§ **Goal**
Copy everything in the listing below word for word, apart from any images.

§ **Source data**

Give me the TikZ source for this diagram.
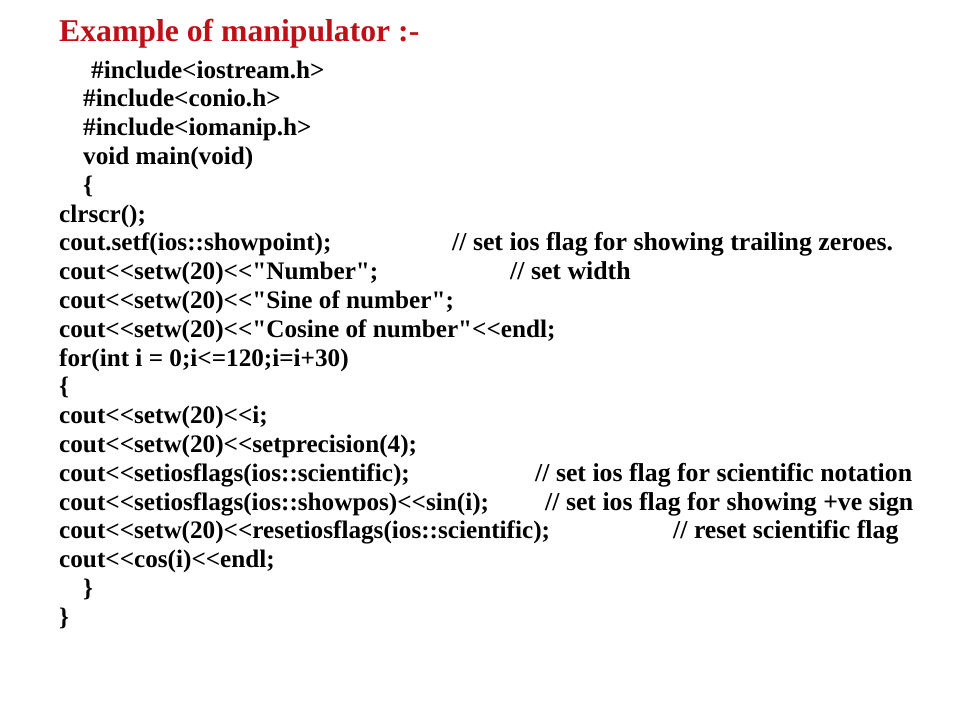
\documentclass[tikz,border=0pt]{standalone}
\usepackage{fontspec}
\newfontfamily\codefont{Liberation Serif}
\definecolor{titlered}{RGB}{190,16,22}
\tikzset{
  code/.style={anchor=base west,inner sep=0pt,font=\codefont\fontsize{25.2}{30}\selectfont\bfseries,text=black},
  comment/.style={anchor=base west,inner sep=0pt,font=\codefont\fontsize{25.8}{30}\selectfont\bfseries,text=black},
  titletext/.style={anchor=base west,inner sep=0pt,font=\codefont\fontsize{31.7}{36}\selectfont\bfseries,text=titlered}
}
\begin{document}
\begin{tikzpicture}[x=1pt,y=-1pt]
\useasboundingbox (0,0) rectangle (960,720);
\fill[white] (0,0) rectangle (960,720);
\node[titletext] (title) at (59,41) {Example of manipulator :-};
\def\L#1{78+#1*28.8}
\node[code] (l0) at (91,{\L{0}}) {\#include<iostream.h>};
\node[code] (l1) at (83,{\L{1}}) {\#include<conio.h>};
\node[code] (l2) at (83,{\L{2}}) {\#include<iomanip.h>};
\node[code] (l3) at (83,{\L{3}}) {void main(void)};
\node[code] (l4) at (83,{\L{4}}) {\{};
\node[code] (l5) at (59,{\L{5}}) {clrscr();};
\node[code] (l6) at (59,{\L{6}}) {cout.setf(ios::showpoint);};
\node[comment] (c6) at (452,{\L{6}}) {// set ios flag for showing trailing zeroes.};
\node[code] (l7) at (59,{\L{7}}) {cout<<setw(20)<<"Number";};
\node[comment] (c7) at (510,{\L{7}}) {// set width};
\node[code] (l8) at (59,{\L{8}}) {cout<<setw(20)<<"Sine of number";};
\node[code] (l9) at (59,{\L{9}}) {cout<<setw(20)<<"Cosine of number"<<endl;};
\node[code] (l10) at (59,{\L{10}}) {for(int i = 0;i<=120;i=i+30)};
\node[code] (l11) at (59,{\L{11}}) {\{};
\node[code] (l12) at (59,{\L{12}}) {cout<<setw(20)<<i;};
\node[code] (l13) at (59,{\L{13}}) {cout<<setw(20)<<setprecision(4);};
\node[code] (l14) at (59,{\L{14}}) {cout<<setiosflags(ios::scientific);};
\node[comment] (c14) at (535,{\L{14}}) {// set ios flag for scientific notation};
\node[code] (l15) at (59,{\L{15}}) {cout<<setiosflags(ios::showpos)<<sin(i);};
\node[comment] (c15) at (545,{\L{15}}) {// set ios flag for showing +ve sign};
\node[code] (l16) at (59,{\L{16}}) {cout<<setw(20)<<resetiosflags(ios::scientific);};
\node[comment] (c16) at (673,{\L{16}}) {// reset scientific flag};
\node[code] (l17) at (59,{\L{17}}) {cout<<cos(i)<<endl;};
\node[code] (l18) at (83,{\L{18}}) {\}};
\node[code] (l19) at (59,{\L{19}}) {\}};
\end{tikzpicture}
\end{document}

§ **Full response**
Give me the TikZ source for this diagram.
\documentclass[tikz,border=0pt]{standalone}
\usepackage{fontspec}
\newfontfamily\codefont{Liberation Serif}
\definecolor{titlered}{RGB}{190,16,22}
\tikzset{
  code/.style={anchor=base west,inner sep=0pt,font=\codefont\fontsize{25.2}{30}\selectfont\bfseries,text=black},
  comment/.style={anchor=base west,inner sep=0pt,font=\codefont\fontsize{25.8}{30}\selectfont\bfseries,text=black},
  titletext/.style={anchor=base west,inner sep=0pt,font=\codefont\fontsize{31.7}{36}\selectfont\bfseries,text=titlered}
}
\begin{document}
\begin{tikzpicture}[x=1pt,y=-1pt]
\useasboundingbox (0,0) rectangle (960,720);
\fill[white] (0,0) rectangle (960,720);
\node[titletext] (title) at (59,41) {Example of manipulator :-};
\def\L#1{78+#1*28.8}
\node[code] (l0) at (91,{\L{0}}) {\#include<iostream.h>};
\node[code] (l1) at (83,{\L{1}}) {\#include<conio.h>};
\node[code] (l2) at (83,{\L{2}}) {\#include<iomanip.h>};
\node[code] (l3) at (83,{\L{3}}) {void main(void)};
\node[code] (l4) at (83,{\L{4}}) {\{};
\node[code] (l5) at (59,{\L{5}}) {clrscr();};
\node[code] (l6) at (59,{\L{6}}) {cout.setf(ios::showpoint);};
\node[comment] (c6) at (452,{\L{6}}) {// set ios flag for showing trailing zeroes.};
\node[code] (l7) at (59,{\L{7}}) {cout<<setw(20)<<"Number";};
\node[comment] (c7) at (510,{\L{7}}) {// set width};
\node[code] (l8) at (59,{\L{8}}) {cout<<setw(20)<<"Sine of number";};
\node[code] (l9) at (59,{\L{9}}) {cout<<setw(20)<<"Cosine of number"<<endl;};
\node[code] (l10) at (59,{\L{10}}) {for(int i = 0;i<=120;i=i+30)};
\node[code] (l11) at (59,{\L{11}}) {\{};
\node[code] (l12) at (59,{\L{12}}) {cout<<setw(20)<<i;};
\node[code] (l13) at (59,{\L{13}}) {cout<<setw(20)<<setprecision(4);};
\node[code] (l14) at (59,{\L{14}}) {cout<<setiosflags(ios::scientific);};
\node[comment] (c14) at (535,{\L{14}}) {// set ios flag for scientific notation};
\node[code] (l15) at (59,{\L{15}}) {cout<<setiosflags(ios::showpos)<<sin(i);};
\node[comment] (c15) at (545,{\L{15}}) {// set ios flag for showing +ve sign};
\node[code] (l16) at (59,{\L{16}}) {cout<<setw(20)<<resetiosflags(ios::scientific);};
\node[comment] (c16) at (673,{\L{16}}) {// reset scientific flag};
\node[code] (l17) at (59,{\L{17}}) {cout<<cos(i)<<endl;};
\node[code] (l18) at (83,{\L{18}}) {\}};
\node[code] (l19) at (59,{\L{19}}) {\}};
\end{tikzpicture}
\end{document}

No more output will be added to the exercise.